DESCRIPTION OF THE TASK – Could you repeat the records below exactly, leaving out any pictures?
- - -
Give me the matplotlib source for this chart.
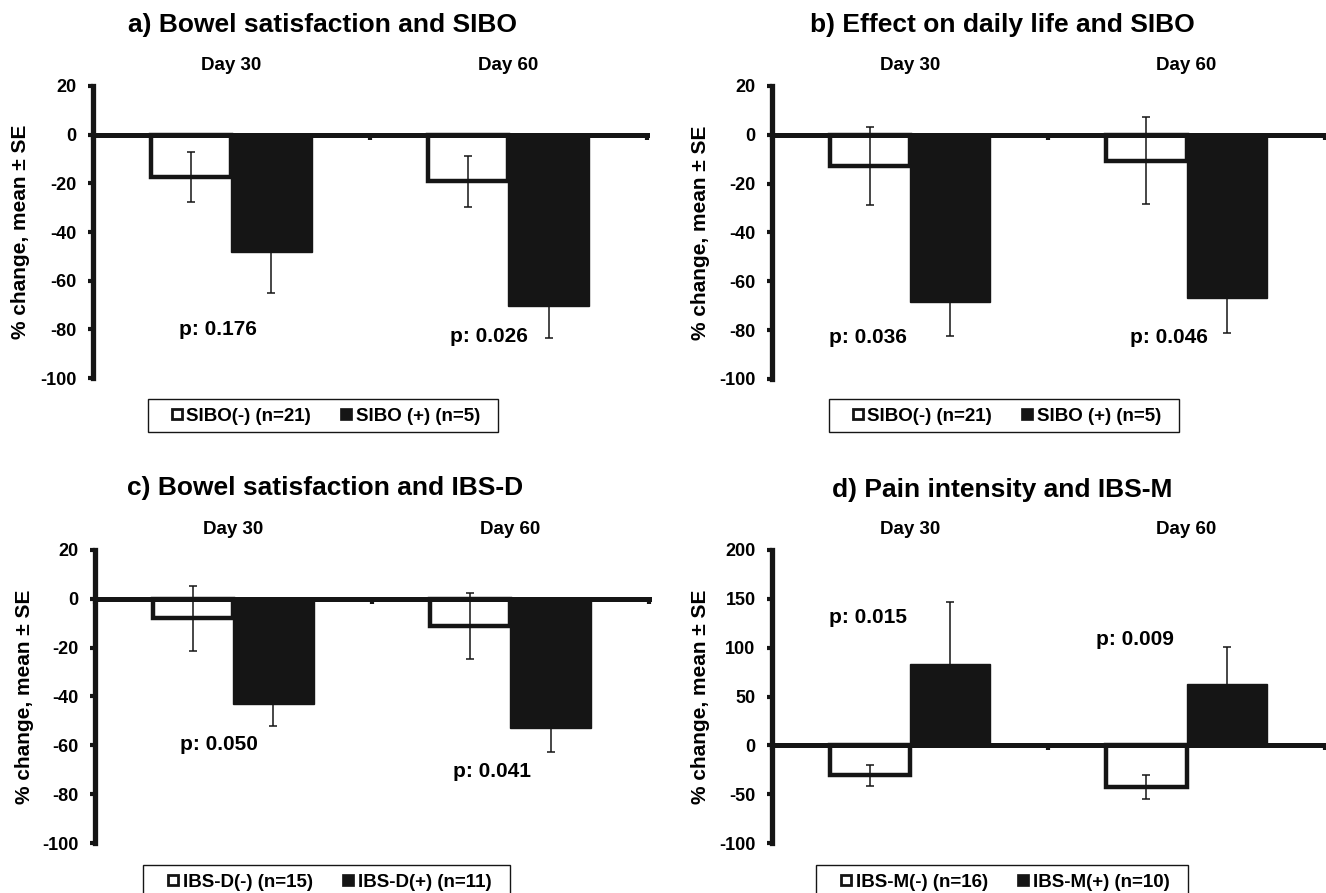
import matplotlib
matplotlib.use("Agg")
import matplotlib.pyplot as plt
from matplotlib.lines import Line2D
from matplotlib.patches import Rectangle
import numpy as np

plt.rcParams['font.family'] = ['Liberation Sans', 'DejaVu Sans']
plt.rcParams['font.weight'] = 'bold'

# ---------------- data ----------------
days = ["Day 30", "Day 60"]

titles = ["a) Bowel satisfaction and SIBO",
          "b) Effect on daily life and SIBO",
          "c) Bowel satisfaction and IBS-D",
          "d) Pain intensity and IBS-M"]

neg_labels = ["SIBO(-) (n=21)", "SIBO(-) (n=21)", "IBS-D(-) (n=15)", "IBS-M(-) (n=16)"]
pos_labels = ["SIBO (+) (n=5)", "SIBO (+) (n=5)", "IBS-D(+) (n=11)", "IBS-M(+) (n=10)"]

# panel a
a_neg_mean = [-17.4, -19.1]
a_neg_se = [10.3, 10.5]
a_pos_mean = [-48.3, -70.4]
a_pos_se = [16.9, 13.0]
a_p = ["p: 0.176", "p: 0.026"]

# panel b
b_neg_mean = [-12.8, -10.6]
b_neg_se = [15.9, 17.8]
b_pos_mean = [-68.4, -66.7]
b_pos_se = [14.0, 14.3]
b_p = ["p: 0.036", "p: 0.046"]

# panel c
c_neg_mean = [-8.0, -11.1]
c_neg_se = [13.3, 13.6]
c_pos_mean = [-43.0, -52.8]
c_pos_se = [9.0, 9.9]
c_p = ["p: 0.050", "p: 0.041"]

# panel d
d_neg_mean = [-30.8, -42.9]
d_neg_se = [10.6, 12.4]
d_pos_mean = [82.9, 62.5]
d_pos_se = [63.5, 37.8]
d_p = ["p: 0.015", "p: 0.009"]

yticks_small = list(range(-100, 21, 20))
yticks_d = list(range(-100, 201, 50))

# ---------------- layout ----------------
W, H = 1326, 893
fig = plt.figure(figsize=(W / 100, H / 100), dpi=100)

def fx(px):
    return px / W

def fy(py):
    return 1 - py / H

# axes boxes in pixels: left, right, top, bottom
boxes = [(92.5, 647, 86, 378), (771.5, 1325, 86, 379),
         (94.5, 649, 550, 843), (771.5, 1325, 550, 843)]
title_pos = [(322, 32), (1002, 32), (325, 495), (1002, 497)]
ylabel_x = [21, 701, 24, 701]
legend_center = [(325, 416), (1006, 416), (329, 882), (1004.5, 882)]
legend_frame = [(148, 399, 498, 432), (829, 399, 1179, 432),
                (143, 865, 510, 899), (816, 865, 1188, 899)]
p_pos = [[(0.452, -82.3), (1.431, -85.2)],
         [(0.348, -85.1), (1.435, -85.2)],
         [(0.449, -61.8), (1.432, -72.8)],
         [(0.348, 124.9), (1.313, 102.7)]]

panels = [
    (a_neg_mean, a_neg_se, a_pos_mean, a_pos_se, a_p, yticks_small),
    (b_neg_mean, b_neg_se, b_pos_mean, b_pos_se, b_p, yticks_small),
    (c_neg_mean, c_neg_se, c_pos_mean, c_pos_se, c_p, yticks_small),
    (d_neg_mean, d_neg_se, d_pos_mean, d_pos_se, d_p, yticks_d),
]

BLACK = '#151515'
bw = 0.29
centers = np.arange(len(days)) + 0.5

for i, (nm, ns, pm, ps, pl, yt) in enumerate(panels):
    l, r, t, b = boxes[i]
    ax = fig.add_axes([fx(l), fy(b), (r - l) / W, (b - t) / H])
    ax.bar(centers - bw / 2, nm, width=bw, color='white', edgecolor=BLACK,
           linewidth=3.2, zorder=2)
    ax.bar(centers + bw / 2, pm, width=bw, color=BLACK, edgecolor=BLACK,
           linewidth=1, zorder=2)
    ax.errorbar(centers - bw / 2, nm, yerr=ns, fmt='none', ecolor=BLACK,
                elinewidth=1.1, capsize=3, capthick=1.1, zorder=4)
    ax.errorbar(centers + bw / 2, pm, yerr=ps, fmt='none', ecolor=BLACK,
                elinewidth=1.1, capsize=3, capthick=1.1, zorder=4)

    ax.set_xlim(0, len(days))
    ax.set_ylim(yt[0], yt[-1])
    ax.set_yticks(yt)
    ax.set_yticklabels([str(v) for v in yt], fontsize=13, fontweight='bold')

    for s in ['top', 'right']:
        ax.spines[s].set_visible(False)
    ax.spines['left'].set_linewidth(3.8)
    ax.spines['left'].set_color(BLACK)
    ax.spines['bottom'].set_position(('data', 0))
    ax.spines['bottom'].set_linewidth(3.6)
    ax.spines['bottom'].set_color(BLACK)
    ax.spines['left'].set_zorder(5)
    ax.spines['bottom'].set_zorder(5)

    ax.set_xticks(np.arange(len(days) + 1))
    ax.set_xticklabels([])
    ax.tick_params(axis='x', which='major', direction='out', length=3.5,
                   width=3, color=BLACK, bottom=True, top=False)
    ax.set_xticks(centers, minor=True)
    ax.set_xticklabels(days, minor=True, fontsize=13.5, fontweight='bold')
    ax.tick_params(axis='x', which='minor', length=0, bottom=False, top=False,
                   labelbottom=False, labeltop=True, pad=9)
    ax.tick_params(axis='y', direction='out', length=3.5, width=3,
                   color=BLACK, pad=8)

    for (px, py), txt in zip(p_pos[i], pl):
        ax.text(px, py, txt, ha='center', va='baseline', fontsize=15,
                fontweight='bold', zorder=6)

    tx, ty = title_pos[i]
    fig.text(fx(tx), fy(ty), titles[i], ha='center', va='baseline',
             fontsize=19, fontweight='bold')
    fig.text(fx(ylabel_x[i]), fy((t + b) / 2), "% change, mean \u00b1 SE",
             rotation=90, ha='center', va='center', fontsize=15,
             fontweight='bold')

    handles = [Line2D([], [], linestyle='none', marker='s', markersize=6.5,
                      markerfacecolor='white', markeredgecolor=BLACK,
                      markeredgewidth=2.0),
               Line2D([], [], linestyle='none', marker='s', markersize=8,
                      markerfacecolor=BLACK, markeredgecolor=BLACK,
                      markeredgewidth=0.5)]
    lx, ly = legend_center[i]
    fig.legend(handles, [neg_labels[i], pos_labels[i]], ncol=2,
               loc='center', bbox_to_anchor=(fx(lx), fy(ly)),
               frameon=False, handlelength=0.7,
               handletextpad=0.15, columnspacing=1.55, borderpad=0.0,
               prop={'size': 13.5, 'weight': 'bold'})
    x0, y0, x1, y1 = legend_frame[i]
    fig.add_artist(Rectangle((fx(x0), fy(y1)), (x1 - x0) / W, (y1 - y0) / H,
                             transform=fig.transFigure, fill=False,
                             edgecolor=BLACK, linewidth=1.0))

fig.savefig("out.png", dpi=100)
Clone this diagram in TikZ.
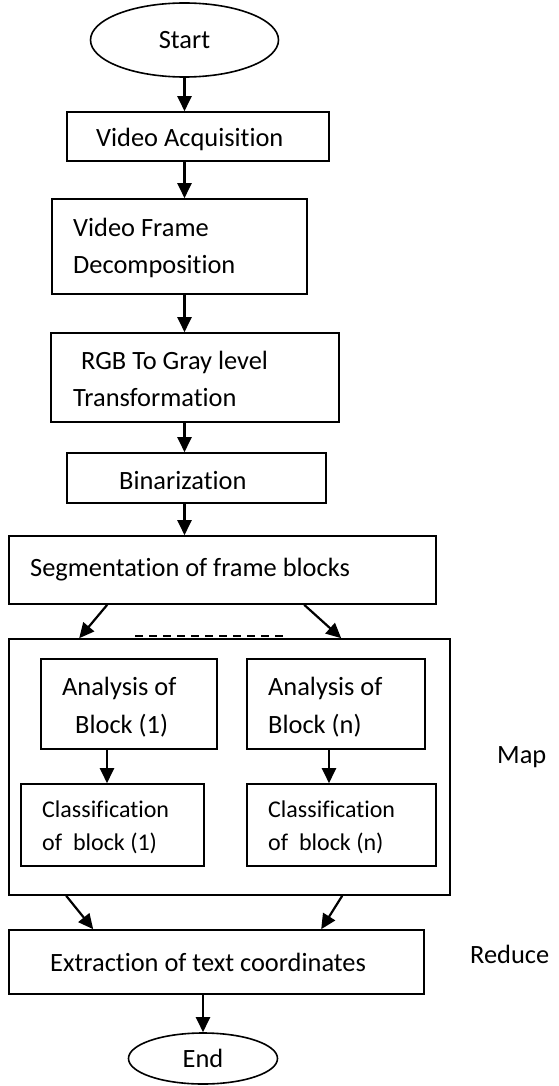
- - -
SOLUTION TO THE PROBLEM –
Give me the matplotlib source for this chart.
import matplotlib
matplotlib.use("Agg")
import matplotlib.pyplot as plt
from matplotlib.lines import Line2D
from matplotlib.patches import Rectangle
import numpy as np

plt.rcParams['font.family'] = ['Liberation Sans', 'DejaVu Sans']
plt.rcParams['font.weight'] = 'bold'

# ---------------- data ----------------
days = ["Day 30", "Day 60"]

titles = ["a) Bowel satisfaction and SIBO",
          "b) Effect on daily life and SIBO",
          "c) Bowel satisfaction and IBS-D",
          "d) Pain intensity and IBS-M"]

neg_labels = ["SIBO(-) (n=21)", "SIBO(-) (n=21)", "IBS-D(-) (n=15)", "IBS-M(-) (n=16)"]
pos_labels = ["SIBO (+) (n=5)", "SIBO (+) (n=5)", "IBS-D(+) (n=11)", "IBS-M(+) (n=10)"]

# panel a
a_neg_mean = [-17.4, -19.1]
a_neg_se = [10.3, 10.5]
a_pos_mean = [-48.3, -70.4]
a_pos_se = [16.9, 13.0]
a_p = ["p: 0.176", "p: 0.026"]

# panel b
b_neg_mean = [-12.8, -10.6]
b_neg_se = [15.9, 17.8]
b_pos_mean = [-68.4, -66.7]
b_pos_se = [14.0, 14.3]
b_p = ["p: 0.036", "p: 0.046"]

# panel c
c_neg_mean = [-8.0, -11.1]
c_neg_se = [13.3, 13.6]
c_pos_mean = [-43.0, -52.8]
c_pos_se = [9.0, 9.9]
c_p = ["p: 0.050", "p: 0.041"]

# panel d
d_neg_mean = [-30.8, -42.9]
d_neg_se = [10.6, 12.4]
d_pos_mean = [82.9, 62.5]
d_pos_se = [63.5, 37.8]
d_p = ["p: 0.015", "p: 0.009"]

yticks_small = list(range(-100, 21, 20))
yticks_d = list(range(-100, 201, 50))

# ---------------- layout ----------------
W, H = 1326, 893
fig = plt.figure(figsize=(W / 100, H / 100), dpi=100)

def fx(px):
    return px / W

def fy(py):
    return 1 - py / H

# axes boxes in pixels: left, right, top, bottom
boxes = [(92.5, 647, 86, 378), (771.5, 1325, 86, 379),
         (94.5, 649, 550, 843), (771.5, 1325, 550, 843)]
title_pos = [(322, 32), (1002, 32), (325, 495), (1002, 497)]
ylabel_x = [21, 701, 24, 701]
legend_center = [(325, 416), (1006, 416), (329, 882), (1004.5, 882)]
legend_frame = [(148, 399, 498, 432), (829, 399, 1179, 432),
                (143, 865, 510, 899), (816, 865, 1188, 899)]
p_pos = [[(0.452, -82.3), (1.431, -85.2)],
         [(0.348, -85.1), (1.435, -85.2)],
         [(0.449, -61.8), (1.432, -72.8)],
         [(0.348, 124.9), (1.313, 102.7)]]

panels = [
    (a_neg_mean, a_neg_se, a_pos_mean, a_pos_se, a_p, yticks_small),
    (b_neg_mean, b_neg_se, b_pos_mean, b_pos_se, b_p, yticks_small),
    (c_neg_mean, c_neg_se, c_pos_mean, c_pos_se, c_p, yticks_small),
    (d_neg_mean, d_neg_se, d_pos_mean, d_pos_se, d_p, yticks_d),
]

BLACK = '#151515'
bw = 0.29
centers = np.arange(len(days)) + 0.5

for i, (nm, ns, pm, ps, pl, yt) in enumerate(panels):
    l, r, t, b = boxes[i]
    ax = fig.add_axes([fx(l), fy(b), (r - l) / W, (b - t) / H])
    ax.bar(centers - bw / 2, nm, width=bw, color='white', edgecolor=BLACK,
           linewidth=3.2, zorder=2)
    ax.bar(centers + bw / 2, pm, width=bw, color=BLACK, edgecolor=BLACK,
           linewidth=1, zorder=2)
    ax.errorbar(centers - bw / 2, nm, yerr=ns, fmt='none', ecolor=BLACK,
                elinewidth=1.1, capsize=3, capthick=1.1, zorder=4)
    ax.errorbar(centers + bw / 2, pm, yerr=ps, fmt='none', ecolor=BLACK,
                elinewidth=1.1, capsize=3, capthick=1.1, zorder=4)

    ax.set_xlim(0, len(days))
    ax.set_ylim(yt[0], yt[-1])
    ax.set_yticks(yt)
    ax.set_yticklabels([str(v) for v in yt], fontsize=13, fontweight='bold')

    for s in ['top', 'right']:
        ax.spines[s].set_visible(False)
    ax.spines['left'].set_linewidth(3.8)
    ax.spines['left'].set_color(BLACK)
    ax.spines['bottom'].set_position(('data', 0))
    ax.spines['bottom'].set_linewidth(3.6)
    ax.spines['bottom'].set_color(BLACK)
    ax.spines['left'].set_zorder(5)
    ax.spines['bottom'].set_zorder(5)

    ax.set_xticks(np.arange(len(days) + 1))
    ax.set_xticklabels([])
    ax.tick_params(axis='x', which='major', direction='out', length=3.5,
                   width=3, color=BLACK, bottom=True, top=False)
    ax.set_xticks(centers, minor=True)
    ax.set_xticklabels(days, minor=True, fontsize=13.5, fontweight='bold')
    ax.tick_params(axis='x', which='minor', length=0, bottom=False, top=False,
                   labelbottom=False, labeltop=True, pad=9)
    ax.tick_params(axis='y', direction='out', length=3.5, width=3,
                   color=BLACK, pad=8)

    for (px, py), txt in zip(p_pos[i], pl):
        ax.text(px, py, txt, ha='center', va='baseline', fontsize=15,
                fontweight='bold', zorder=6)

    tx, ty = title_pos[i]
    fig.text(fx(tx), fy(ty), titles[i], ha='center', va='baseline',
             fontsize=19, fontweight='bold')
    fig.text(fx(ylabel_x[i]), fy((t + b) / 2), "% change, mean \u00b1 SE",
             rotation=90, ha='center', va='center', fontsize=15,
             fontweight='bold')

    handles = [Line2D([], [], linestyle='none', marker='s', markersize=6.5,
                      markerfacecolor='white', markeredgecolor=BLACK,
                      markeredgewidth=2.0),
               Line2D([], [], linestyle='none', marker='s', markersize=8,
                      markerfacecolor=BLACK, markeredgecolor=BLACK,
                      markeredgewidth=0.5)]
    lx, ly = legend_center[i]
    fig.legend(handles, [neg_labels[i], pos_labels[i]], ncol=2,
               loc='center', bbox_to_anchor=(fx(lx), fy(ly)),
               frameon=False, handlelength=0.7,
               handletextpad=0.15, columnspacing=1.55, borderpad=0.0,
               prop={'size': 13.5, 'weight': 'bold'})
    x0, y0, x1, y1 = legend_frame[i]
    fig.add_artist(Rectangle((fx(x0), fy(y1)), (x1 - x0) / W, (y1 - y0) / H,
                             transform=fig.transFigure, fill=False,
                             edgecolor=BLACK, linewidth=1.0))

fig.savefig("out.png", dpi=100)
Clone this diagram in TikZ.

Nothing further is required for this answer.